Seucre messaging apps Signal has told almost 2,000 customers they might have been the targets of a recent cyberattack.
The news is linked to the recent breach at Twilio after a threat actor successfully phished login data from a number of its employees.
During that time, it may, or may not have, gotten access to the phone numbers of 1,900 Signal users, as Twilio provides Signal with phone number verification services.
Message history secure
At the time of the hack, Signal said in its warning, that having access to those phone numbers means they could have re-registered Signal to their endpoints, essentially stealing the victims’ identities on the platform.
Twilio has since shut the attack down, Signal confirmed, and added that 1,900 users is a “very small percentage” of total users, meaning most were not affected. Those that have been affected, however, have gotten a warning from the company to re-register the app on their devices, just to make sure.
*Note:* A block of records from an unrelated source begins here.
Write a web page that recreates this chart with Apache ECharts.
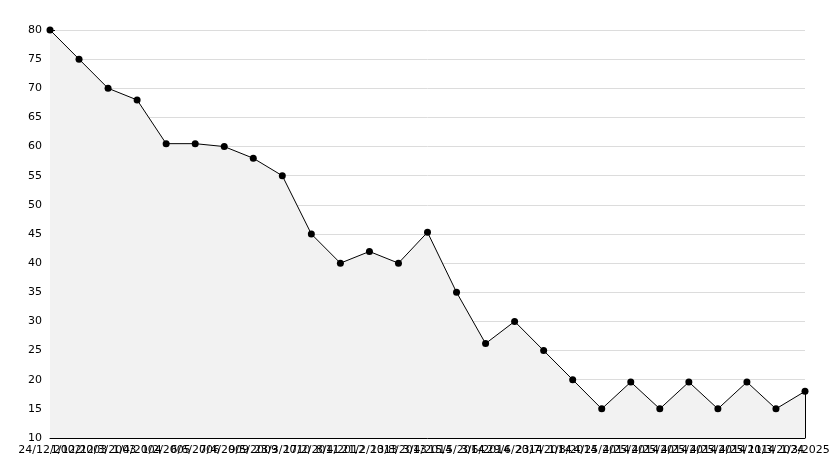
<!DOCTYPE html>
<html>
<head>
<meta charset="utf-8">
<script src="https://cdn.jsdelivr.net/npm/echarts@6/dist/echarts.min.js"></script>
<style>html,body{margin:0;padding:0;background:#fff}#c{width:834px;height:468px}</style>
</head>
<body>
<div id="c"></div>
<script>
var categories = ["24/12/2002","1/12/2003","12/3/2003","1/4/2004","1/2/2005","6/6/2006","7/4/2009","9/5/2009","23/3/2010","17/2/2011","8/4/2012","21/2/2013","13/8/2013","3/4/2014","15/5/2014","3/6/2014","29/6/2014","23/7/2014","1/8/2014","4/25/2014","4/25/2014","4/25/2014","4/25/2014","4/25/2014","4/25/2014","11/3/2024","1/3/2025"];
var values = [80,75,70,68,60.5,60.5,60,58,55,45,40,42,40,45.3,35,26.2,30,25,20,15,19.6,15,19.6,15,19.6,15,18];
var yMin = 10, yMax = 80, yInterval = 5;

var chart = echarts.init(document.getElementById('c'), null, {renderer:'canvas'});
chart.setOption({
  animation:false,
  backgroundColor:'#fff',
  grid:{left:50,right:29,top:30,bottom:30,containLabel:false},
  xAxis:{
    type:'category', data:categories, boundaryGap:false,
    axisLine:{lineStyle:{color:'#000',width:1}},
    axisTick:{inside:true,length:5,lineStyle:{color:'#000'},alignWithLabel:true},
    axisLabel:{interval:0,hideOverlap:false,color:'#000',fontFamily:'DejaVu Sans',fontSize:11,margin:7},
    splitLine:{show:false}
  },
  yAxis:{
    type:'value', min:yMin, max:yMax, interval:yInterval,
    axisLine:{show:true,lineStyle:{color:'#000',width:1}},
    axisTick:{show:true,inside:true,length:5,lineStyle:{color:'#000'}},
    minorTick:{show:true,splitNumber:5,length:4,lineStyle:{color:'#000'}},
    axisLabel:{color:'#000',fontFamily:'DejaVu Sans',fontSize:11,margin:8},
    splitLine:{show:true,lineStyle:{color:'#dcdcdc',width:1}}
  },
  series:[{
    type:'line', data:values,
    symbol:'circle', symbolSize:7,
    itemStyle:{color:'#000'},
    lineStyle:{color:'#000',width:1},
    areaStyle:{color:'#f2f2f2',opacity:1},
    markLine:{
      silent:true, symbol:['none','none'], label:{show:false},
      lineStyle:{color:'#000',width:1,type:'solid'},
      data:[[{coord:[categories.length-1,yMin]},{coord:[categories.length-1,values[values.length-1]]}]]
    }
  }]
});
</script>
</body>
</html>
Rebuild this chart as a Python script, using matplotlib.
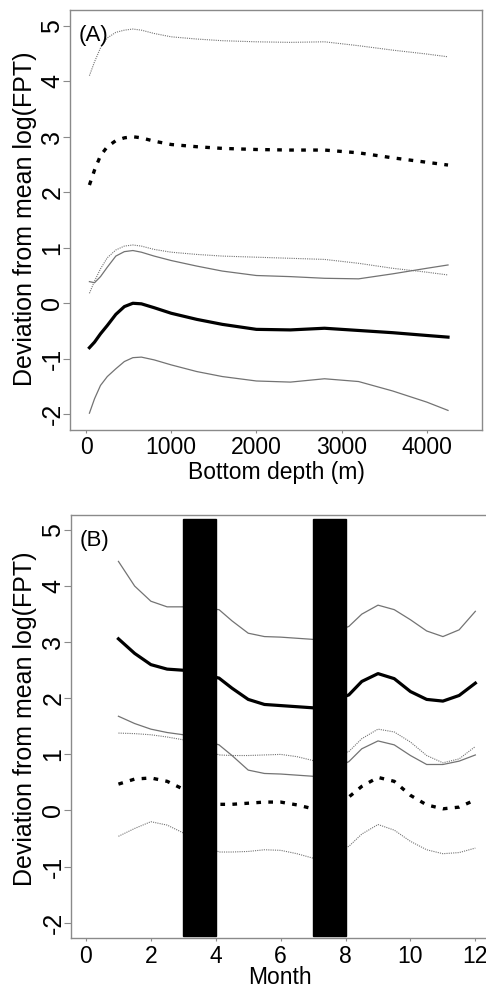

“All users can rest assured that their message history, contact lists, profile information, whom they’d blocked, and other personal data remain private and secure and were not affected,” the company confirmed. Message history is stored only on the device, Signal said, adding that the company doesn’t keep any copies. In order to access the message history, the attackers would need physical access to people’s devices.
Furthermore, the contact list, profile information, data on blocked contacts, and other information, can only be recovered with the Signal PIN, which the attackers couldn’t have taken.
“However in the case that an attacker was able to re-register an account, they could send and receive Signal messages from that phone number.” the company concluded.